Un amore che chiede cammino
Quindi, l’amore, e l’agire che nell’amore è fondato, non si improvvisano: chiedono cammini lungo i quali purifichiamo il nostro modo di fare, nella fatica quotidiana della relazione. Amore, infatti, comporta incontro e relazione, esperienze da vivere in pienezza, in rapporto a Dio e agli altri, in questa società in cui sembra prevalere il disamore. Altrimenti, rischiamo di ridurci a “erogatori di servizi”, che siano buoni pasto o borse spesa o accudimento e mantenimento per i figli o per i genitori anziani. Vanno, invece, favoriti cammini in cui pazientemente ci accompagniamo a crescere nella relazione, che genera conoscenza reciproca. Anche con Dio, che talvolta non ci interessa granché, perché non ne conosciamo abbastanza la presenza nella nostra vita.

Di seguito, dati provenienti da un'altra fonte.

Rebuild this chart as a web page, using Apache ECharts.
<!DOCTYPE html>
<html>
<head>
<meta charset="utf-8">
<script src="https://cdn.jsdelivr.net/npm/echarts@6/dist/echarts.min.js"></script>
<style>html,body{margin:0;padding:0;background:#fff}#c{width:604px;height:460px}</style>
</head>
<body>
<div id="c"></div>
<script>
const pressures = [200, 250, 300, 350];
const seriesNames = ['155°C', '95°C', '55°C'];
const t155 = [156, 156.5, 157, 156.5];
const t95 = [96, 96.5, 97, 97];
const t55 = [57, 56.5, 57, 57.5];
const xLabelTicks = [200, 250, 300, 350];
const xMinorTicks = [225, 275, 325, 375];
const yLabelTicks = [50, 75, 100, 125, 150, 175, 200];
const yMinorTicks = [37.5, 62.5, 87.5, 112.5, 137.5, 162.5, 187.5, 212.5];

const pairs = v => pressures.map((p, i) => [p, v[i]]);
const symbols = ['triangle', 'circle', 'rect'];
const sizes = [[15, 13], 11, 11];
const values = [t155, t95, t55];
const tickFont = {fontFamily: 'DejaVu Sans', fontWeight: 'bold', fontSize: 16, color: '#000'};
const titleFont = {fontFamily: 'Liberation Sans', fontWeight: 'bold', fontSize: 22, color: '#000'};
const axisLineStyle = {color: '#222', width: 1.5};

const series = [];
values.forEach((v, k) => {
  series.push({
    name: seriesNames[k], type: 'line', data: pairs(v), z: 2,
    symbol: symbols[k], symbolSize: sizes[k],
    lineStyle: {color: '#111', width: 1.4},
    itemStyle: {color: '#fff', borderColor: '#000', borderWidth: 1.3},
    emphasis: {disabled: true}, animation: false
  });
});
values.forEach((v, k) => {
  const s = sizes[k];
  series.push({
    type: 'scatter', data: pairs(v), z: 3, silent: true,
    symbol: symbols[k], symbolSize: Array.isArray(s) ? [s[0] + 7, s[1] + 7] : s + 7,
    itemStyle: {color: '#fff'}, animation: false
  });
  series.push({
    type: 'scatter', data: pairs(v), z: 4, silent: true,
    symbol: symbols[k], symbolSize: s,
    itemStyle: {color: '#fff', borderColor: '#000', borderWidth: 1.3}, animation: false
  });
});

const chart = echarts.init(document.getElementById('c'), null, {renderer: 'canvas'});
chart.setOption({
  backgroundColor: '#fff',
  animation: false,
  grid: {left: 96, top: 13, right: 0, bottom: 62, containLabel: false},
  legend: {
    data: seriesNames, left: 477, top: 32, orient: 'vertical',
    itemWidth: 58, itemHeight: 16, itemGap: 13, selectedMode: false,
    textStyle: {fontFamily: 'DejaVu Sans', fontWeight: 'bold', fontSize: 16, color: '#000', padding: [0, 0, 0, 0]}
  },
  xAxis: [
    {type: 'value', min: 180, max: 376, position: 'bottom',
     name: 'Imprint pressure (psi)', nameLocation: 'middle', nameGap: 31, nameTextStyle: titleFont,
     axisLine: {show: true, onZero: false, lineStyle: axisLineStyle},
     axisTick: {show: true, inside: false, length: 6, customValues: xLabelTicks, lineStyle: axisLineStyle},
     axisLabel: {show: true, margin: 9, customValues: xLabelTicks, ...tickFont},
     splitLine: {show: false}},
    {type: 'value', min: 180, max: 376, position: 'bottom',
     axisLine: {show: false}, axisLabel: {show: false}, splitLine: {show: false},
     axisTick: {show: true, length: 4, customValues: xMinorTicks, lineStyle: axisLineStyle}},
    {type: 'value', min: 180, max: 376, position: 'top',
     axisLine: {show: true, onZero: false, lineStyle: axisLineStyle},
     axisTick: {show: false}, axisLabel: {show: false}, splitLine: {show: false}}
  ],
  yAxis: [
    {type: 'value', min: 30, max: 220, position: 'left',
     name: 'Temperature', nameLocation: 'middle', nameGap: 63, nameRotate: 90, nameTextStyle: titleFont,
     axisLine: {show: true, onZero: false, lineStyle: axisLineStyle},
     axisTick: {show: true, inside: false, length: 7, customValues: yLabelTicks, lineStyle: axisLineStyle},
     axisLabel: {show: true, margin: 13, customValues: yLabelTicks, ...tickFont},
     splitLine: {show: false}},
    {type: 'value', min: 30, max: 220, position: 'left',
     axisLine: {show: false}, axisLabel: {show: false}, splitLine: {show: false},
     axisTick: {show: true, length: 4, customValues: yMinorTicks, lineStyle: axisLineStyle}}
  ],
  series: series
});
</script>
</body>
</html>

Un amore che fa crescere grazie all’esperienza dell’altro
Amare nell’incontro e nella relazione con l’Altro e gli altri suscita anche turbamento in noi: avvertiamo che non bastiamo a noi stessi, che il nostro modo di concepire la vita e di viverne i giorni non è l’unico... l’incontro autentico ci stimola a cambiare, a non restare “semplicemente” sempre uguali a noi stessi, a crescere continuamente verso un bene più grande per noi e per gli altri. Lasciarsi toccare il cuore da Dio e dagli altri chiede di proseguire il cammino, insieme. Scoprendo lungo la via che, se in me non si apre uno spazio per l’altro, per l’altra, fino all’Altro, il rischio, alla fine, è che in me non ci sia spazio neppure... per me. Chiuso in me stesso, oscurato lo sguardo da paure e sospetti, perdo la percezione delle vere dimensioni a cui è chiamata la mia vita. Presenze di altri che mi amano per prime, a partire da chi mi ha generato, e da Dio stesso, che continuamente genera in me vita, diventano l’esperienza fondamentale a cui attingere per imparare ad amare noi stessi e a crescere nell’amore di chi è diverso da me. Perfino così immensamente diverso, e immensamente vicino, come il Dio che Gesù ci dona come Padre.
Nota: Per alcune di queste riflessioni sono debitore dello scambio sul testo del Vangelo con alcune operatrici della Caritas diocesana, che ringrazio per le preziose considerazioni condivise. (d.B.B.)